Festival de la Cité: liberté d’expression ou prise d’otage?
Début juillet, le journal «Le Peuple» révélait la scandaleuse indécence d’un spectacle donné à la cathédrale lors du Festival de la Cité. Sur un écran dressé dans le chœur, là où le gouvernement prête serment et où prêchent nos pasteurs, de grosses lettres affichaient à l’adresse du public «Ejaculate».
Martine Chalverat, directrice du festival, osa répondre dans ces colonnes que «les messages de tolérance, d’ouverture et d’inclusivité» portés par l’artiste «étaient proches de ceux que véhiculent les Églises». Beaucoup furent estomaqués de cet aplomb, pourtant assez propre aux rebelles subventionnés. En particulier lorsque fut révélé le lendemain que le message de tolérance, également affiché dans le chœur, disait en réalité: «Les bourgeois, les flics, les capitalistes, vos gueules.»
Cette affaire révéla que le festival bénéficiait depuis des décennies d’un blanc-seing de la Commission d’utilisation de la cathédrale, qui reconnut ne pas contrôler la programmation du festival destinée à l’édifice. On avait eu tort de faire confiance.
Le Festival de la Cité n’en était d’ailleurs pas à son coup d’essai. L’année précédente, devant la cathédrale, un groupe fribourgeois avait fait scander à des centaines de spectateurs le slogan «tout le monde déteste la police». Les dénonciations du spectacle «Ejaculate» furent d’intensité diverses, mais larges: les politiques réagirent, de la conseillère d’État Christelle Luisier et du PLR à M. Romain Pilloud, qui admit que la cathédrale n’était pas «le lieu optimal» pour la délivrance du message porté par le spectacle. Pour le président du PS, cela revenait au moins à reconnaître les particularités du lieu.
Le journal «Le Peuple» lança une pétition en ligne qui réunit près de 11’000 signatures pour dénoncer le spectacle. Le Conseil synodal, pouvoir exécutif de l’Église évangélique réformée du Canton de Vaud, communiqua principalement sur la nécessité de revoir les processus sur l’utilisation de la cathédrale. Il aurait pu profiter de condamner fermement ce qui n’était qu’une provocation vulgaire et profanatoire du lieu le plus emblématique de la foi chrétienne en Pays de Vaud.

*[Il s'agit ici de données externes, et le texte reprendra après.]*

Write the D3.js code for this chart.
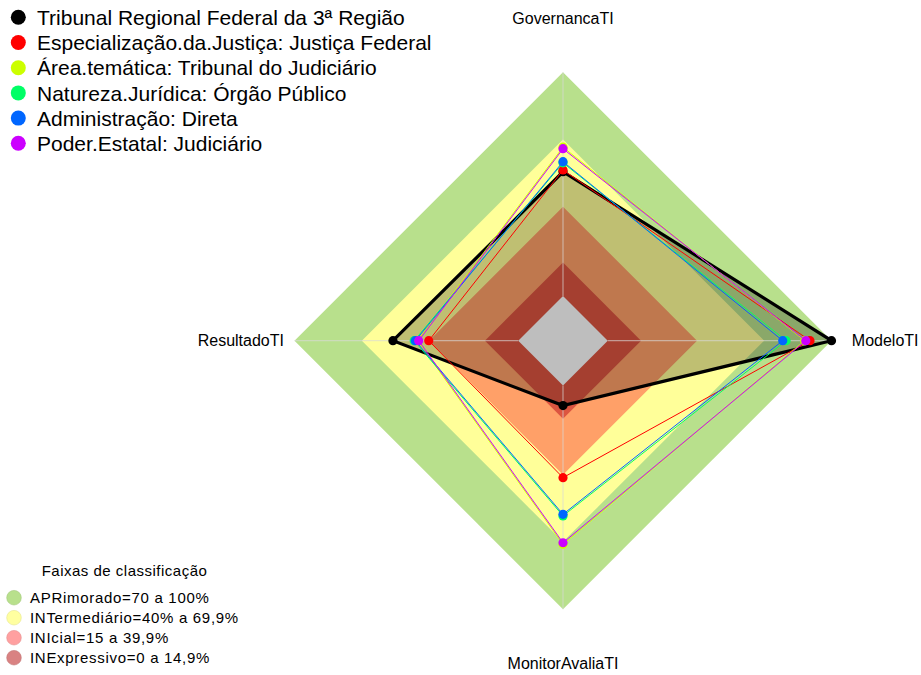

Dans la vie communautaire du Canton, le Festival de la Cité tient une place importante. Il est difficile de ne pas y croiser, presque à chaque coin de rue, quelqu’un que l’on connaît. Il est un peu le giron des jeunes urbains lausannois. Conservons-lui ce rôle social.
Simultanément, le festival se veut à l’avant-garde du combat sociétal et des luttes wokes, nouveau champ idéologique de l’extrême gauche. Que ses organisateurs profitent de sa popularité pour instiller un message politique extrêmement clivant relève plus de la prise d’otage que de la liberté d’expression. «Ejaculate» était un acte de guerre culturelle. D’ici à l’été prochain, c’est sur ce plan qu’une réaction doit avoir lieu, pas sur celui des «processus» et du «dialogue».